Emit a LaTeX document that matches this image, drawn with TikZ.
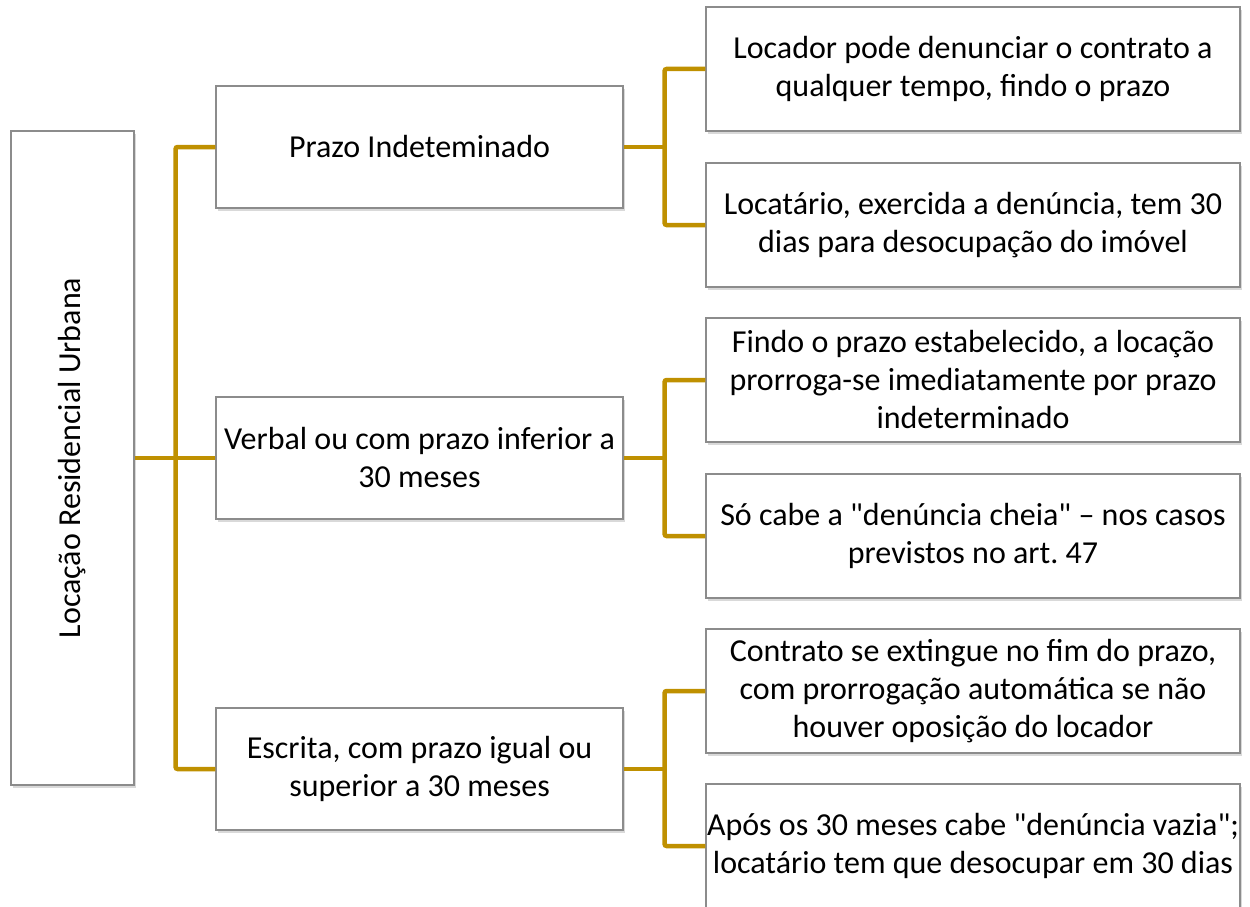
\documentclass[tikz,border=0pt]{standalone}
\usepackage{fontspec}
\newfontfamily\calib{Carlito}
\usetikzlibrary{shadows}
\definecolor{gold}{RGB}{191,144,0}
\definecolor{edge}{RGB}{140,140,140}
\begin{document}
\frenchspacing
\begin{tikzpicture}[x=1pt,y=-1pt,
  txt/.style={font=\calib\fontsize{32}{38}\selectfont},
  box/.style={txt,draw=edge,line width=1.2pt,fill=white,
    drop shadow={shadow xshift=2pt,shadow yshift=-3pt,opacity=0.25,fill=black!60},
    align=center,inner sep=0pt},
  midbox/.style={box,minimum width=407,minimum height=122},
  rbox/.style={box,minimum width=534,minimum height=124},
  conn/.style={draw=gold,line width=4.5pt,rounded corners=2pt}]
\useasboundingbox (0,0) rectangle (1250,907);
\node[box,minimum width=123,minimum height=654] (root) at (72.5,458) {};
\node[txt,rotate=90] (roottext) at (root.center) {Locação Residencial Urbana};

\node[midbox] (m1) at (419.5,147) {Prazo Indeteminado};
\node[midbox] (m2) at (419.5,458) {Verbal ou com prazo inferior a\\30 meses};
\node[midbox] (m3) at (419.5,769) {Escrita, com prazo igual ou\\superior a 30 meses};

\node[rbox] (r1) at (973,69) {Locador pode denunciar o contrato a\\qualquer tempo, findo o prazo};
\node[rbox] (r2) at (973,225) {Locatário, exercida a denúncia, tem 30\\dias para desocupação do imóvel};
\node[rbox] (r3) at (973,380) {Findo o prazo estabelecido, a locação\\prorroga-se imediatamente por prazo\\indeterminado};
\node[rbox] (r4) at (973,536) {Só cabe a "denúncia cheia" – nos casos\\previstos no art. 47};
\node[rbox] (r5) at (973,691) {Contrato se extingue no fim do prazo,\\com prorrogação automática se não\\houver oposição do locador};
\node[rbox] (r6) at (973,846) {Após os 30 meses cabe "denúncia vazia";\\locatário tem que desocupar em 30 dias};

\coordinate (j0) at ([xshift=41]root.east);
\coordinate (j1) at ([xshift=41]m1.east);
\coordinate (j2) at ([xshift=41]m2.east);
\coordinate (j3) at ([xshift=41]m3.east);

\draw[conn] (root.east) -- (j0);
\draw[conn] (j0) |- (m1.west);
\draw[conn] (j0) |- (m3.west);
\draw[conn] (j0) -- (m2.west);

\draw[conn] (m1.east) -- (j1);
\draw[conn] (j1) |- (r1.west);
\draw[conn] (j1) |- (r2.west);
\draw[conn] (m2.east) -- (j2);
\draw[conn] (j2) |- (r3.west);
\draw[conn] (j2) |- (r4.west);
\draw[conn] (m3.east) -- (j3);
\draw[conn] (j3) |- (r5.west);
\draw[conn] (j3) |- (r6.west);
\end{tikzpicture}
\end{document}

==============================

- _EXERCISE REQUIREMENTS_:
Give again exactly the lines running from the beginning of the material above through the line that contains "(m3) at (419.5,769)", and leave out every picture.

- _EXERCISE RESPONSE_:
Emit a LaTeX document that matches this image, drawn with TikZ.
\documentclass[tikz,border=0pt]{standalone}
\usepackage{fontspec}
\newfontfamily\calib{Carlito}
\usetikzlibrary{shadows}
\definecolor{gold}{RGB}{191,144,0}
\definecolor{edge}{RGB}{140,140,140}
\begin{document}
\frenchspacing
\begin{tikzpicture}[x=1pt,y=-1pt,
  txt/.style={font=\calib\fontsize{32}{38}\selectfont},
  box/.style={txt,draw=edge,line width=1.2pt,fill=white,
    drop shadow={shadow xshift=2pt,shadow yshift=-3pt,opacity=0.25,fill=black!60},
    align=center,inner sep=0pt},
  midbox/.style={box,minimum width=407,minimum height=122},
  rbox/.style={box,minimum width=534,minimum height=124},
  conn/.style={draw=gold,line width=4.5pt,rounded corners=2pt}]
\useasboundingbox (0,0) rectangle (1250,907);
\node[box,minimum width=123,minimum height=654] (root) at (72.5,458) {};
\node[txt,rotate=90] (roottext) at (root.center) {Locação Residencial Urbana};

\node[midbox] (m1) at (419.5,147) {Prazo Indeteminado};
\node[midbox] (m2) at (419.5,458) {Verbal ou com prazo inferior a\\30 meses};
\node[midbox] (m3) at (419.5,769) {Escrita, com prazo igual ou\\superior a 30 meses};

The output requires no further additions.